Data Analytics

This page mostly summarizes information from TechTarget.com, but it also using material from Wikipedia and other online resources.

In an attempt to be as scientific as possible, thus making the data more useful and the reports more credible, phrasing may be used that some people will find disconcerting. If the statistical terminology used on this site has you confused, then this page may help you to understand what the terms mean and why they are important.

The analysis, herein, will focus on the quantitative, that is, data which deals with numbers and can be measured. At this time, there is no purely qualitative analysis on data, that which deals with descriptions and can not be physically measured (such as opinions).

Data analytics (DA) is the science of examining raw data with the purpose of drawing conclusions about that information. It is used to allow organizations to make better business decisions and in the sciences to verify or disprove existing models or theories. Data analytics focuses on inference, the process of deriving a conclusion based solely on what is already known by the researcher.

The science is generally divided into exploratory data analysis (EDA), where new features in the data are discovered, and confirmatory data analysis (CDA), where existing hypotheses are proven true or false. Qualitative data analysis (QDA) is used in the social sciences to draw conclusions from non-numerical data like words, photographs or video.

(More from source)

Terminology

Data is information that has been translated into a form that is more convenient to move or process. It is acceptable for the term "data" to be used as either a singular or a plural subject.

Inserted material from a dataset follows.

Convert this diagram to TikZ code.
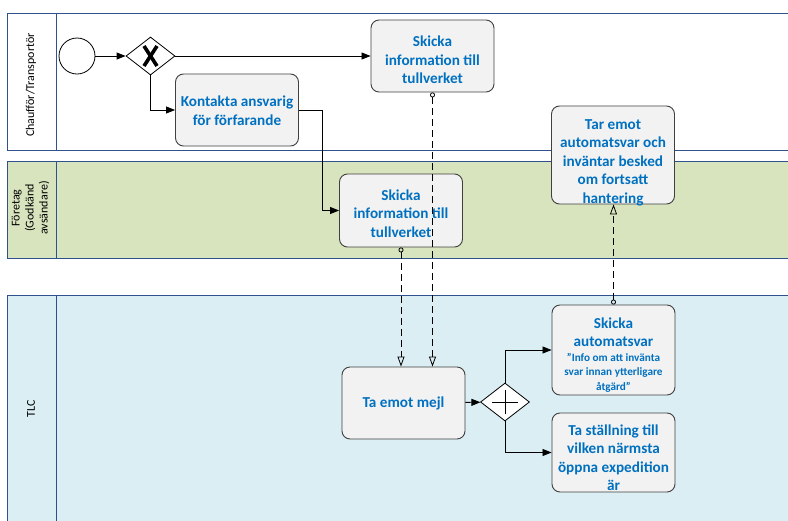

Data mining is sorting through data to identify patterns and establish relationships. Parameters include:

  • Association - looking for patterns where one event is connected to another event.
  • Sequence or path analysis - looking for patterns where one event leads to another later event.
  • Classification - looking for new patterns. (May result in a change in the way the data is organized.)
  • Clustering - finding and visually documenting groups of facts not previously known.
  • Forecasting - discovering patterns in data that can lead to reasonable predictions about the future. (This area of data mining is known as predictive analytics.)

Data sampling is a statistical analysis technique used to select, manipulate and analyze a representative subset of data points in order to identify patterns and trends in the larger data set being examined. It allows work with a smaller, more manageable amount of data. Though, samples are best drawn from data sets that are as large and close to complete as possible. [Sampling is not an issue for us.]

Data set is a named collection of data (file) that contains individual data units organized (formatted) in a specific way and accessed by a specific access method that is based on the data set organization (such as: sequential, relative sequential, indexed sequential, and partitioned).

Null hypothesis a term used in inferential statistics which usually refers to a general statement or default position that there is no relationship between two measured phenomena (or no difference among groups). Rejecting or disproving the null hypothesis and thus concluding that there is a relationship between two phenomena (e.g. that a potential treatment has a measurable effect is a central task in the modern practice of science, and gives a precise criterion for rejecting a hypothesis. The null hypothesis is generally assumed to be true until evidence indicates otherwise.

Statistical analysis is a component of data analytics which involves collecting and scrutinizing large amounts of data to discover underlying patterns and trends. Statistical analysis can be broken down into five discrete steps, as follows:

  • Describe the nature of the data to be analyzed.
  • Explore the relation of the data to the underlying population.
  • Create a model to summarize understanding of how the data relates to the underlying population.
  • Prove (or disprove) the validity of the model.
  • Employ predictive analytics to run scenarios that will help guide future actions.

Statistics is the study of the collection, analysis, interpretation, presentation, and organization of data.